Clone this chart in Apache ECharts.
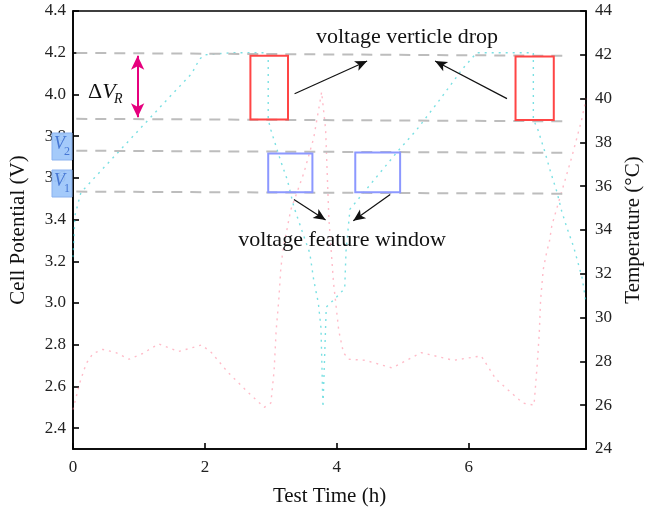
<!DOCTYPE html>
<html>
<head>
<meta charset="utf-8">
<script src="https://cdn.jsdelivr.net/npm/echarts@6/dist/echarts.min.js"></script>
<style>
  html, body { margin: 0; padding: 0; background: #ffffff; }
  #chart { width: 652px; height: 513px; }
</style>
</head>
<body>
<div id="chart"></div>
<script>
// Cell voltage during two charge / discharge cycles
const timeV = [0.00, 0.03, 0.12, 0.50, 1.00, 1.50, 1.80, 1.92, 2.00, 2.40, 2.96, 2.96, 3.00, 3.15, 3.25, 3.35, 3.50, 3.59, 3.65, 3.72, 3.76, 3.79, 3.84, 4.00, 4.12, 4.14, 4.20, 4.93, 5.21, 5.55, 5.90, 6.12, 6.50, 6.98, 6.98, 7.05, 7.15, 7.24, 7.34, 7.41, 7.49, 7.59, 7.66, 7.72, 7.78];
const voltage = [3.22, 3.42, 3.53, 3.66, 3.83, 4.00, 4.10, 4.17, 4.19, 4.20, 4.20, 3.88, 3.83, 3.68, 3.59, 3.46, 3.32, 3.24, 3.11, 3.00, 2.88, 2.50, 2.98, 3.03, 3.07, 3.25, 3.45, 3.73, 3.83, 3.97, 4.12, 4.20, 4.20, 4.20, 3.88, 3.83, 3.73, 3.63, 3.53, 3.44, 3.36, 3.27, 3.19, 3.12, 3.00];

// Cell surface temperature
const timeT = [0.00, 0.10, 0.20, 0.30, 0.45, 0.65, 0.85, 1.05, 1.30, 1.60, 1.95, 2.10, 2.35, 2.65, 2.90, 3.00, 3.05, 3.08, 3.12, 3.15, 3.18, 3.30, 3.50, 3.65, 3.77, 3.83, 3.88, 3.95, 4.03, 4.10, 4.18, 4.43, 4.84, 5.28, 5.77, 6.19, 6.41, 6.82, 6.99, 7.04, 7.07, 7.09, 7.13, 7.19, 7.22, 7.26, 7.56, 7.71, 7.78];
const temperature = [25.8, 27.0, 27.9, 28.35, 28.55, 28.4, 28.1, 28.35, 28.8, 28.45, 28.75, 28.4, 27.5, 26.6, 25.9, 26.1, 27.6, 29.4, 30.8, 32.2, 33.0, 34.9, 36.6, 38.2, 40.3, 38.6, 34.5, 31.6, 29.4, 28.4, 28.1, 28.05, 27.7, 28.4, 28.05, 28.25, 27.2, 26.1, 26.0, 27.9, 29.3, 30.8, 32.2, 33.1, 33.4, 34.2, 37.3, 39.0, 40.0];

// Axis ticks
const timeTicks = [0, 2, 4, 6];
const voltageTicks = [2.4, 2.6, 2.8, 3.0, 3.2, 3.4, 3.6, 3.8, 4.0, 4.2, 4.4];

// Guide levels, windows and arrows (time in h, potential in V)
const levelLines = [
  [[0.05, 4.199], [7.48, 4.185]],
  [[0.05, 3.883], [7.48, 3.871]],
  [[0.05, 3.730], [7.48, 3.720]],
  [[0.05, 3.534], [7.48, 3.524]]
];
const dropBoxes = [
  [[2.69, 4.185], [3.26, 3.880]],
  [[6.71, 4.182], [7.29, 3.877]]
];
const featureBoxes = [
  [[2.96, 3.717], [3.63, 3.531]],
  [[4.28, 3.722], [4.96, 3.531]]
];
const pointerArrows = [
  [[3.36, 4.003], [4.46, 4.160]],
  [[6.58, 3.980], [5.49, 4.160]],
  [[3.35, 3.496], [3.83, 3.398]],
  [[4.81, 3.520], [4.25, 3.394]]
];
const deltaArrow = [[0.98, 4.185], [0.98, 3.890]];

const SERIF = '"Liberation Serif", "Times New Roman", serif';
const zip = (xs, ys) => xs.map((x, i) => [x, ys[i]]);
const segs = (list) => list.map(p => [{ coord: p[0] }, { coord: p[1] }]);

const chart = echarts.init(document.getElementById('chart'), null, { renderer: 'canvas' });

const axisCommon = {
  axisLine: { show: true, lineStyle: { color: '#000', width: 1.6 } },
  axisTick: { show: true, inside: true, length: 6, lineStyle: { color: '#000', width: 1.6 } },
  splitLine: { show: false },
  nameTextStyle: { fontFamily: SERIF, fontSize: 21, color: '#111' }
};

// Small "V" badge with a numeric subscript, drawn over the potential axis
function badge(y, sub) {
  return [
    {
      type: 'rect', z: 30,
      shape: { x: 52, y: y, width: 20, height: 27 },
      style: { fill: 'rgba(160,200,250,0.96)', stroke: '#8AB2F0', lineWidth: 1 }
    },
    {
      type: 'text', x: 54, y: y + 11, z: 31,
      style: { text: 'V', fontFamily: SERIF, fontSize: 18, fontStyle: 'italic', fill: '#4677D4', verticalAlign: 'middle' }
    },
    {
      type: 'text', x: 64, y: y + 19, z: 31,
      style: { text: sub, fontFamily: SERIF, fontSize: 12, fill: '#4677D4', verticalAlign: 'middle' }
    }
  ];
}

const option = {
  animation: false,
  backgroundColor: '#ffffff',
  grid: {
    left: 72, right: 57, top: 11, bottom: 64,
    show: true, borderColor: '#000', borderWidth: 1.6, backgroundColor: 'transparent'
  },
  xAxis: Object.assign({}, axisCommon, {
    type: 'value', min: 0, max: 7.78,
    name: 'Test Time (h)', nameLocation: 'middle', nameGap: 37,
    axisLabel: { customValues: timeTicks, margin: 10, fontFamily: SERIF, fontSize: 17, color: '#222' },
    axisTick: Object.assign({}, axisCommon.axisTick, { customValues: timeTicks })
  }),
  yAxis: [
    Object.assign({}, axisCommon, {
      type: 'value', min: 2.3, max: 4.4, position: 'left',
      name: 'Cell Potential (V)', nameLocation: 'middle', nameGap: 44, nameRotate: 90,
      axisLabel: {
        customValues: voltageTicks, margin: 7, fontFamily: SERIF, fontSize: 17, color: '#222',
        formatter: v => v.toFixed(1)
      },
      axisTick: Object.assign({}, axisCommon.axisTick, { customValues: voltageTicks })
    }),
    Object.assign({}, axisCommon, {
      type: 'value', min: 24, max: 44, interval: 2, position: 'right',
      name: 'Temperature (°C)', nameLocation: 'middle', nameGap: 36, nameRotate: 90,
      axisLabel: { margin: 9, fontFamily: SERIF, fontSize: 17, color: '#222' }
    })
  ],
  series: [
    {
      name: 'Temperature',
      type: 'line', yAxisIndex: 1, showSymbol: false, silent: true, z: 2,
      data: zip(timeT, temperature),
      lineStyle: { color: 'rgba(255,120,145,0.5)', width: 1.4, type: [2, 5] }
    },
    {
      name: 'Voltage',
      type: 'line', yAxisIndex: 0, showSymbol: false, silent: true, z: 3,
      data: zip(timeV, voltage),
      lineStyle: { color: 'rgba(40,205,210,0.62)', width: 1.4, type: [2, 5] },
      markArea: {
        silent: true, z: 6,
        label: { show: false },
        data: segs(dropBoxes).map(d => [
          Object.assign({}, d[0], { itemStyle: { color: 'rgba(0,0,0,0)', borderColor: '#FF4545', borderWidth: 2 } }), d[1]
        ]).concat(segs(featureBoxes).map(d => [
          Object.assign({}, d[0], { itemStyle: { color: 'rgba(0,0,0,0)', borderColor: '#8C98FF', borderWidth: 2 } }), d[1]
        ]))
      },
      markLine: {
        silent: true, z: 5, symbol: ['none', 'none'],
        label: { show: false },
        emphasis: { disabled: true },
        data: segs(levelLines).map(d => [
          Object.assign({}, d[0], { lineStyle: { color: '#BDBDBD', width: 2, type: [11, 8] } }), d[1]
        ]).concat(segs(pointerArrows).map(d => [
          Object.assign({}, d[0], { symbol: 'none', lineStyle: { color: '#111', width: 1.2, type: 'solid' } }),
          Object.assign({}, d[1], { symbol: 'arrow', symbolSize: [8, 12] })
        ])).concat([[
          { coord: deltaArrow[0], symbol: 'arrow', symbolSize: [10, 14], lineStyle: { color: '#E6007E', width: 2, type: 'solid' } },
          { coord: deltaArrow[1], symbol: 'arrow', symbolSize: [10, 14] }
        ]])
      }
    }
  ],
  graphic: [
    {
      type: 'text', x: 407, y: 37, z: 20,
      style: { text: 'voltage verticle drop', fontFamily: SERIF, fontSize: 22, fill: '#111', align: 'center', verticalAlign: 'middle' }
    },
    {
      type: 'text', x: 342, y: 240, z: 20,
      style: { text: 'voltage feature window', fontFamily: SERIF, fontSize: 22, fill: '#111', align: 'center', verticalAlign: 'middle' }
    },
    {
      type: 'text', x: 88, y: 92, z: 20,
      style: {
        text: '{d|Δ}{v|V}', fontFamily: SERIF, verticalAlign: 'middle',
        rich: {
          d: { fontFamily: SERIF, fontSize: 22, fill: '#111' },
          v: { fontFamily: SERIF, fontSize: 22, fontStyle: 'italic', fill: '#111' }
        }
      }
    },
    {
      type: 'text', x: 114, y: 99, z: 20,
      style: { text: 'R', fontFamily: SERIF, fontSize: 14, fontStyle: 'italic', fill: '#111', verticalAlign: 'middle' }
    }
  ].concat(badge(133, '2'), badge(170, '1'))
};

chart.setOption(option);
</script>
</body>
</html>
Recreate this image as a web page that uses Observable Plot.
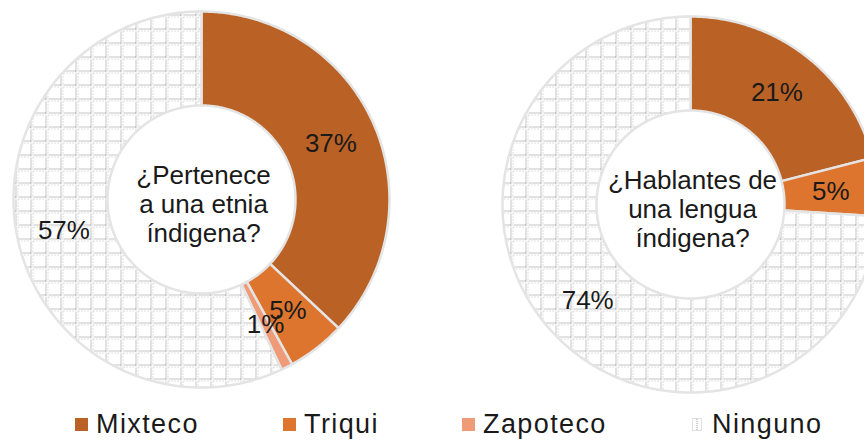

________________

Repeat, word for word and with no pictures, only the lines running from the beginning of the data to the line that contains "3.19, 3.12, 3.00];".

Clone this chart in Apache ECharts.
<!DOCTYPE html>
<html>
<head>
<meta charset="utf-8">
<script src="https://cdn.jsdelivr.net/npm/echarts@6/dist/echarts.min.js"></script>
<style>
  html, body { margin: 0; padding: 0; background: #ffffff; }
  #chart { width: 652px; height: 513px; }
</style>
</head>
<body>
<div id="chart"></div>
<script>
// Cell voltage during two charge / discharge cycles
const timeV = [0.00, 0.03, 0.12, 0.50, 1.00, 1.50, 1.80, 1.92, 2.00, 2.40, 2.96, 2.96, 3.00, 3.15, 3.25, 3.35, 3.50, 3.59, 3.65, 3.72, 3.76, 3.79, 3.84, 4.00, 4.12, 4.14, 4.20, 4.93, 5.21, 5.55, 5.90, 6.12, 6.50, 6.98, 6.98, 7.05, 7.15, 7.24, 7.34, 7.41, 7.49, 7.59, 7.66, 7.72, 7.78];
const voltage = [3.22, 3.42, 3.53, 3.66, 3.83, 4.00, 4.10, 4.17, 4.19, 4.20, 4.20, 3.88, 3.83, 3.68, 3.59, 3.46, 3.32, 3.24, 3.11, 3.00, 2.88, 2.50, 2.98, 3.03, 3.07, 3.25, 3.45, 3.73, 3.83, 3.97, 4.12, 4.20, 4.20, 4.20, 3.88, 3.83, 3.73, 3.63, 3.53, 3.44, 3.36, 3.27, 3.19, 3.12, 3.00];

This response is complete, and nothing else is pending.